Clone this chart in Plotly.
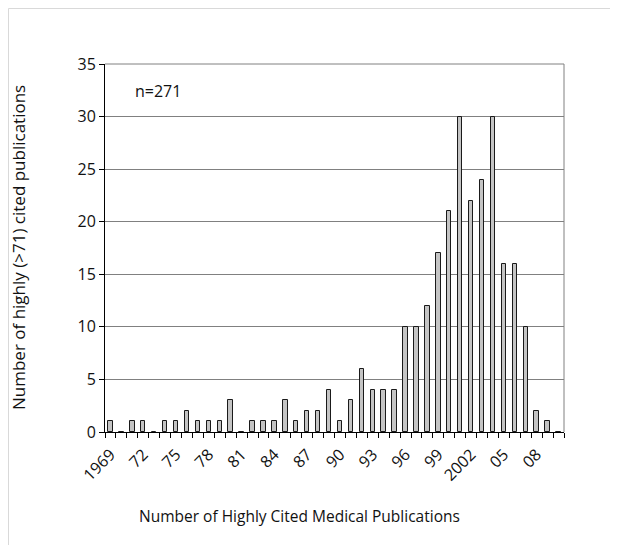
import plotly.graph_objects as go

years = list(range(1969, 2011))
counts = [1, 0, 1, 1, 0, 1, 1, 2, 1, 1,
          1, 3, 0, 1, 1, 1, 3, 1, 2, 2,
          4, 1, 3, 6, 4, 4, 4, 10, 10, 12,
          17, 21, 30, 22, 24, 30, 16, 16, 10, 2,
          1, 0]
tick_years = [1969, 1972, 1975, 1978, 1981, 1984, 1987, 1990, 1993, 1996, 1999, 2002, 2005, 2008]
tick_text = ["1969", "72", "75", "78", "81", "84", "87", "90", "93", "96", "99", "2002", "05", "08"]
y_title = "Number of highly (>71) cited publications"
x_title = "Number of Highly Cited Medical Publications"
note = "n=271"

FONT = "Open Sans"
L, T, PW, PH = 97, 56, 459, 368
W, H = 618, 545

fig = go.Figure()
fig.add_trace(go.Bar(
    x=years, y=counts, width=0.4,
    marker=dict(color="#c4c4c4", line=dict(color="#1a1a1a", width=1)),
    showlegend=False,
))


def px_x(fx):
    return (fx - L) / PW


def px_y(fy):
    return 1 - (fy - T) / PH


fig.update_layout(
    width=W, height=H,
    margin=dict(l=L, r=W - L - PW, t=T, b=H - T - PH),
    paper_bgcolor="white", plot_bgcolor="white",
    font=dict(family=FONT, size=15, color="#111111"),
    bargap=0,
    xaxis=dict(
        range=[1968.5, 2010.5],
        tickmode="array", tickvals=tick_years, ticktext=tick_text,
        tickangle=-45, ticks="", showgrid=False, zeroline=False,
        showline=True, linecolor="black", linewidth=1,
        tickfont=dict(size=16), ticklabelstandoff=6,
        minor=dict(ticks="outside", ticklen=5, tickcolor="black", tick0=1968.5, dtick=1, showgrid=False),
    ),
    yaxis=dict(
        range=[0, 35], dtick=5, ticks="outside", ticklen=5, tickcolor="black",
        showgrid=True, gridcolor="#808080", gridwidth=1, zeroline=False,
        showline=True, linecolor="black", linewidth=1,
        tickfont=dict(size=16),
    ),
    shapes=[
        dict(type="line", xref="paper", yref="paper", x0=1, x1=1, y0=0, y1=1,
             line=dict(color="#808080", width=1)),
        dict(type="line", xref="paper", yref="paper", x0=0, x1=1, y0=1, y1=1,
             line=dict(color="#808080", width=1)),
        dict(type="line", xref="paper", yref="paper", x0=px_x(0.5), x1=px_x(W),
             y0=px_y(0.5), y1=px_y(0.5),
             line=dict(color="#d9d9d9", width=1)),
        dict(type="line", xref="paper", yref="paper", x0=px_x(0.5), x1=px_x(0.5),
             y0=px_y(0.5), y1=px_y(H),
             line=dict(color="#d9d9d9", width=1)),
    ],
    annotations=[
        dict(text=note, x=1971.1, y=32.4, xref="x", yref="y", xanchor="left", yanchor="middle",
             showarrow=False, font=dict(size=16)),
        dict(text=y_title, xref="paper", yref="paper", x=px_x(10), y=0.5,
             xanchor="center", yanchor="middle", textangle=-90, showarrow=False, font=dict(size=17)),
        dict(text=x_title, xref="paper", yref="paper", x=px_x(291), y=px_y(508),
             xanchor="center", yanchor="middle", showarrow=False, font=dict(size=15.5)),
    ],
)

fig.write_html("out.html")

Given task:
Every line of the data should be copied as it stands, without the images.

Solution for this task:
Clone this chart in Plotly.
import plotly.graph_objects as go

years = list(range(1969, 2011))
counts = [1, 0, 1, 1, 0, 1, 1, 2, 1, 1,
          1, 3, 0, 1, 1, 1, 3, 1, 2, 2,
          4, 1, 3, 6, 4, 4, 4, 10, 10, 12,
          17, 21, 30, 22, 24, 30, 16, 16, 10, 2,
          1, 0]
tick_years = [1969, 1972, 1975, 1978, 1981, 1984, 1987, 1990, 1993, 1996, 1999, 2002, 2005, 2008]
tick_text = ["1969", "72", "75", "78", "81", "84", "87", "90", "93", "96", "99", "2002", "05", "08"]
y_title = "Number of highly (>71) cited publications"
x_title = "Number of Highly Cited Medical Publications"
note = "n=271"

FONT = "Open Sans"
L, T, PW, PH = 97, 56, 459, 368
W, H = 618, 545

fig = go.Figure()
fig.add_trace(go.Bar(
    x=years, y=counts, width=0.4,
    marker=dict(color="#c4c4c4", line=dict(color="#1a1a1a", width=1)),
    showlegend=False,
))


def px_x(fx):
    return (fx - L) / PW


def px_y(fy):
    return 1 - (fy - T) / PH


fig.update_layout(
    width=W, height=H,
    margin=dict(l=L, r=W - L - PW, t=T, b=H - T - PH),
    paper_bgcolor="white", plot_bgcolor="white",
    font=dict(family=FONT, size=15, color="#111111"),
    bargap=0,
    xaxis=dict(
        range=[1968.5, 2010.5],
        tickmode="array", tickvals=tick_years, ticktext=tick_text,
        tickangle=-45, ticks="", showgrid=False, zeroline=False,
        showline=True, linecolor="black", linewidth=1,
        tickfont=dict(size=16), ticklabelstandoff=6,
        minor=dict(ticks="outside", ticklen=5, tickcolor="black", tick0=1968.5, dtick=1, showgrid=False),
    ),
    yaxis=dict(
        range=[0, 35], dtick=5, ticks="outside", ticklen=5, tickcolor="black",
        showgrid=True, gridcolor="#808080", gridwidth=1, zeroline=False,
        showline=True, linecolor="black", linewidth=1,
        tickfont=dict(size=16),
    ),
    shapes=[
        dict(type="line", xref="paper", yref="paper", x0=1, x1=1, y0=0, y1=1,
             line=dict(color="#808080", width=1)),
        dict(type="line", xref="paper", yref="paper", x0=0, x1=1, y0=1, y1=1,
             line=dict(color="#808080", width=1)),
        dict(type="line", xref="paper", yref="paper", x0=px_x(0.5), x1=px_x(W),
             y0=px_y(0.5), y1=px_y(0.5),
             line=dict(color="#d9d9d9", width=1)),
        dict(type="line", xref="paper", yref="paper", x0=px_x(0.5), x1=px_x(0.5),
             y0=px_y(0.5), y1=px_y(H),
             line=dict(color="#d9d9d9", width=1)),
    ],
    annotations=[
        dict(text=note, x=1971.1, y=32.4, xref="x", yref="y", xanchor="left", yanchor="middle",
             showarrow=False, font=dict(size=16)),
        dict(text=y_title, xref="paper", yref="paper", x=px_x(10), y=0.5,
             xanchor="center", yanchor="middle", textangle=-90, showarrow=False, font=dict(size=17)),
        dict(text=x_title, xref="paper", yref="paper", x=px_x(291), y=px_y(508),
             xanchor="center", yanchor="middle", showarrow=False, font=dict(size=15.5)),
    ],
)

fig.write_html("out.html")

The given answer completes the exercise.